U.S. Department of Energy


Date of this Version



Applied And Environmental Microbiology, Aug. 2011, P. 5584–5590 Vol. 77, No. 16


Shewanella oneidensis MR-1 possesses a periplasmic [NiFe]-hydrogenase (MR-1 [NiFe]-H2ase) that has been implicated in H2 production and oxidation as well as technetium [Tc(VII)] reduction. To characterize the roles of MR-1 [NiFe]-H2ase in these proposed reactions, the genes encoding both subunits of MR-1 [NiFe]-H2ase were cloned and then expressed in an MR-1 mutant without hyaB and hydA genes. Expression of recombinant MR-1 [NiFe]-H2ase in trans restored the mutant’s ability to produce H2 at 37% of that for the wild type. Following purification, MR-1 [NiFe]-H2ase coupled H2 oxidation to reduction of Tc(VII)O4 - and methyl viologen. Change of the buffers used affected MR-1 [NiFe]-H2ase-mediated reduction of Tc(VII)O4- but not methyl viologen.
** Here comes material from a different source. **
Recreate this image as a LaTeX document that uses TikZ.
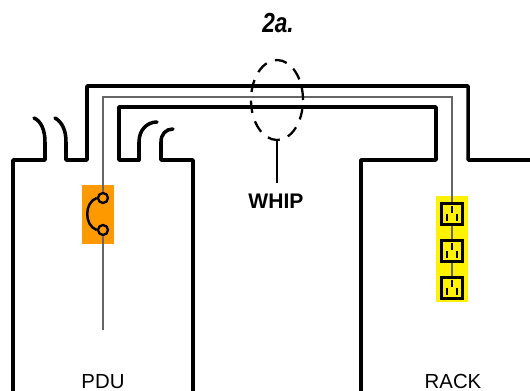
\documentclass[tikz,border=0pt]{standalone}
\usepackage{fontspec}
\setmainfont{Liberation Sans}
\usetikzlibrary{shapes.geometric}
\definecolor{fuseorange}{HTML}{FF9900}
\tikzset{
    outline/.style={line width=2pt, line join=round, line cap=round},
    wire/.style={line width=0.6pt, black!60},
    fusepin/.style={circle, draw, line width=1.3pt, inner sep=0pt, minimum size=0.2cm},
    outlet/.style={rectangle, draw, line width=1.4pt, inner sep=0pt, minimum size=0.42cm},
    prong/.style={line width=1.3pt},
    label/.style={inner sep=0pt, font=\fontsize{11.6pt}{14pt}\selectfont}
}
\begin{document}
\begin{tikzpicture}[x=0.02cm, y=-0.02cm]
    \useasboundingbox (0,0) rectangle (530,391);

    % 机柜外轮廓 (左 PDU, 右 RACK)
    \draw[outline] (13,391) -- (13,160) -- (45,160) -- (45,142)
        .. controls (45,130) and (41,121) .. (34,118);
    \draw[outline] (55,118) .. controls (62,122) and (66,130) .. (66,142)
        -- (66,160) -- (87,160) -- (87,86) -- (468,86) -- (468,160) -- (530,160);
    \draw[outline] (139,160) -- (119,160) -- (119,107) -- (436,107) -- (436,160)
        -- (361,160) -- (361,391);
    \draw[outline] (139,160) -- (139,142) .. controls (139,130) and (147,122) .. (157,122);
    \draw[outline] (173,129) .. controls (166,129) and (161,134) .. (161,142)
        -- (161,160) -- (193,160) -- (193,391);

    % 色块
    \fill[fuseorange] (82,185) rectangle (114,244);
    \fill[yellow] (436,196) rectangle (468,302);

    % 断路器
    \node[fusepin, fill=fuseorange] (fusetop) at (103,198) {};
    \node[fusepin, fill=fuseorange] (fusebot) at (103,230) {};
    \draw[line width=1.4pt] (fusetop.west) .. controls (84,202) and (84,226) .. (fusebot.west);

    % 插座
    \node[outlet] (outleta) at (452,214) {};
    \node[outlet] (outletb) at (452,251) {};
    \node[outlet] (outletc) at (452,288) {};
    \foreach \o in {outleta,outletb,outletc} {
        \draw[prong] ([shift={(0,-8)}]\o.center) -- ([shift={(0,-1)}]\o.center);
        \draw[prong] ([shift={(-5,0)}]\o.center) -- ([shift={(-5,7)}]\o.center);
        \draw[prong] ([shift={(5,0)}]\o.center) -- ([shift={(5,7)}]\o.center);
    }

    % 导线
    \coordinate (wirenw) at (103,97);
    \coordinate (wirene) at (452,97);
    \coordinate (wireend) at (103,330);
    \draw[wire] (fusetop.north) -- (wirenw) -- (wirene) -- (outleta.north);
    \draw[wire] (fusebot.south) -- (wireend);
    \draw[wire] (outleta.south) -- (outletb.north);
    \draw[wire] (outletb.south) -- (outletc.north);

    % 标注
    \node[ellipse, draw, line width=1.3pt, dash pattern=on 7pt off 5pt,
        inner sep=0pt, minimum width=1.04cm, minimum height=1.6cm] (whipring) at (277,100) {};
    \node[label, font=\fontsize{12pt}{14pt}\selectfont\bfseries] (whiplabel) at (276,201) {WHIP};
    \draw[line width=1pt] (whipring.south) -- ([yshift=0.2cm]whiplabel.north -| whipring.south);

    \node[label, font=\fontsize{15.7pt}{18pt}\selectfont\bfseries\itshape] (title) at (278,23) {\scalebox{0.82}[1]{2a.}};
    \node[label] (pdu) at (103,381.5) {PDU};
    \node[label] (rack) at (453,381.5) {RACK};
\end{tikzpicture}
\end{document}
Under the conditions tested, all Tc(VII)O4- used was reduced in Tris buffer, while in HEPES buffer, only 20% of Tc(VII)O4- was reduced. The reduced products were soluble in Tris buffer but insoluble in HEPES buffer. Transmission electron microscopy analysis revealed that Tc precipitates reduced in HEPES buffer were aggregates of crystallites with diameters of ~5 nm. Measurements with X-ray absorption near-edge spectroscopy revealed that the reduction products were a mixture of Tc(IV) and Tc(V) in Tris buffer but only Tc(IV) in HEPES buffer. Measurements with extended X-ray adsorption fine structure showed that while the Tc bonding environment in Tris buffer could not be determined, the Tc(IV) product in HEPES buffer was very similar to Tc(IV)O2nH2O, which was also the product of Tc(VII)O4- reduction by MR-1 cells. These results shows for the first time that MR-1 [NiFe]-H2ase catalyzes Tc(VII)O4- reduction directly by coupling to H2 oxidation.